I loved this book, but it wasn't what I thought it was going to be. I thought it would give some advice on how to sort through nonsense on the web, how to tell an authoritative source from a nonsensical one. Instead, the answer seems to be that Dr. Joe is an authoritative source, so we should just read his stuff.
So all in all, the combination of the blurb and the approach of the book are a little, well, hubristic? off-putting? But that only shows up in the introduction, the blurb, and the conclusion. Between the intro and conclusion, there are many short articles on chemistry-related news items and rumors, setting the record straight. And Schwarcz's voice is them is, for the most part, really very enjoyable. He gets rather snappish when Dr. Oz and the Food Babe come up, but when he's talking chemistry, he just talks chemistry, and I really enjoy it. He doesn't apologize for offending folks, though. If you're a fan of homeopathy, acupressure, or, yes, Dr. Oz, you're not gonna like his take on them. But he is consistently scientific, looking for evidence over conjecture.
The result is a set of short essays on most of the chemistry-related issues I've thought about over the last year or so.
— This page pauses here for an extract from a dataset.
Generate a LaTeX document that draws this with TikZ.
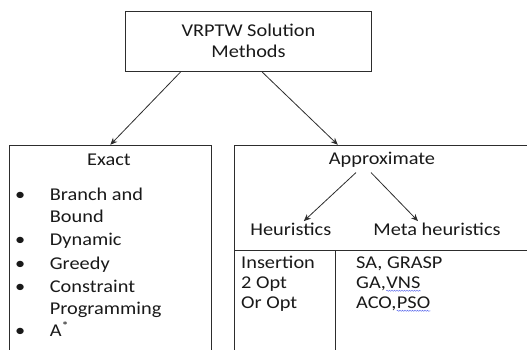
\documentclass[tikz,border=0pt]{standalone}
\usepackage{fontspec}
\setmainfont{Carlito}[FakeStretch=1.13]
\usetikzlibrary{arrows.meta,positioning,decorations.pathmorphing}
\definecolor{lineGray}{RGB}{45,45,45}
\definecolor{textGray}{RGB}{25,25,25}
\definecolor{spellBlue}{RGB}{80,95,235}

\begin{document}
\begin{tikzpicture}[x=1pt, y=-1pt,
        box/.style={rectangle, draw=lineGray, line width=0.9pt, inner sep=0pt},
        link/.style={->, >={Stealth[length=7pt,width=6pt]}, line width=0.8pt, draw=lineGray},
        label/.style={font=\fontsize{18}{21}\selectfont, text=textGray, inner sep=0pt},
        item/.style={label, anchor=base west},
        squiggle/.style={draw=spellBlue, line width=0.4pt, decorate, decoration={snake, amplitude=0.6pt, segment length=2.5pt}}
    ]
        \useasboundingbox (0,0) rectangle (527,349);
        \clip (0,0) rectangle (527,349);

        % Root box
        \node[box, label, align=center, minimum width=245.7pt, minimum height=60.6pt] (root) at (248.5,41.3) {VRPTW Solution\\Methods};

        % Branch boxes (run past the page bottom)
        \node[box, minimum width=201.3pt, minimum height=225pt] (exactbox) at (110.35,257.7) {};
        \node[box, minimum width=310.4pt, minimum height=225pt] (approxbox) at (389.8,257.7) {};

        % Arrows from root
        \draw[link] ([xshift=-68pt]root.south) -- (exactbox.north);
        \draw[link] ([xshift=13.7pt]root.south) -- ([xshift=-52pt]approxbox.north);

        % Exact
        \node[label] (exact) at (109,159.7) {Exact};
        \node[item] (b1) at (15,200.7) {\textbullet};
        \node[item] (e1) at (49.7,200.7) {Branch and};
        \node[item] (e1b) at (49.7,222.7) {Bound};
        \node[item] (b2) at (15,245.3) {\textbullet};
        \node[item] (e2) at (49.7,245.3) {Dynamic};
        \node[item] (b3) at (15,269.3) {\textbullet};
        \node[item] (e3) at (49.7,269.3) {Greedy};
        \node[item] (b4) at (15,292.3) {\textbullet};
        \node[item] (e4) at (49.7,292.3) {Constraint};
        \node[item] (e4b) at (49.7,314.7) {Programming};
        \node[item] (b5) at (15,336.7) {\textbullet};
        \node[item] (e5) at (49.7,336.7) {A\textsuperscript{*}};

        % Approximate
        \node[label] (approx) at (382,159.7) {Approximate};
        \node[label] (heur) at (290.8,229.6) {Heuristics};
        \node[label] (meta) at (437,229.6) {Meta heuristics};
        \draw[link] ([xshift=-26pt,yshift=-5pt]approx.south) -- ([xshift=13pt,yshift=2pt]heur.north);
        \draw[link] ([xshift=-11pt,yshift=-5pt]approx.south) -- ([xshift=-19pt,yshift=2pt]meta.north);

        % Table dividers
        \coordinate (split) at (335.5,250.4);
        \draw[draw=lineGray, line width=0.9pt] (approxbox.west |- split) -- (approxbox.east |- split);
        \draw[draw=lineGray, line width=0.9pt] (split) -- (split |- approxbox.south);

        % Heuristic methods
        \node[item] (h1) at (241,268.3) {Insertion};
        \node[item] (h2) at (241,288.3) {2 Opt};
        \node[item] (h3) at (241,308.3) {Or Opt};

        % Meta heuristic methods
        \node[item] (m1) at (356,268.3) {SA, GRASP};
        \node[item] (m2) at (356,288.3) {GA,};
        \node[item] (vns) at (m2.base east) {VNS};
        \node[item] (m3) at (356,308.3) {ACO,};
        \node[item] (pso) at (m3.base east) {PSO};
        \draw[squiggle] ([yshift=-2.5pt]vns.base west) -- ([yshift=-2.5pt]vns.base east);
        \draw[squiggle] ([yshift=-2.5pt]pso.base west) -- ([yshift=-2.5pt]pso.base east);

    \end{tikzpicture}
\end{document}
Okay, not all of them, but many of them that have come up in the news. The book is divided roughly into thirds: first, thoughts on food and nutrition, second, some basic chemistry and chemists (history), and third, medicine drugs, and various and other sundry topics. Including the Food Babe. Like most chemists I know, he resents that somehow "chemicals" have become villains in our culture, and often he asks what we would have left if we eliminated chemicals from our lives. Fair enough. He's Canadian, so he often sites their Canada Health tests for the safety of food additives, or complains about their policies, which is a fresh break from FDA-bashing for me. Some of the articles focus on practical, useful things, like what sunscreen actually does, or that we should wash cantaloupes before cutting. Others are more random, but interesting and still chemistry related. A history of the German Bayer company, or stressing the early chemistry interest of Alan Turing (back off! he's our computation guy, not a chemist!). The brevity of the pieces and the lack of any real link between successive pieces (except at the very end) makes it a little hard to read in long sessions, but as a short, informative, easy read, I recommend it.
I got a copy of the ebook from the publisher in exchange for an honest review.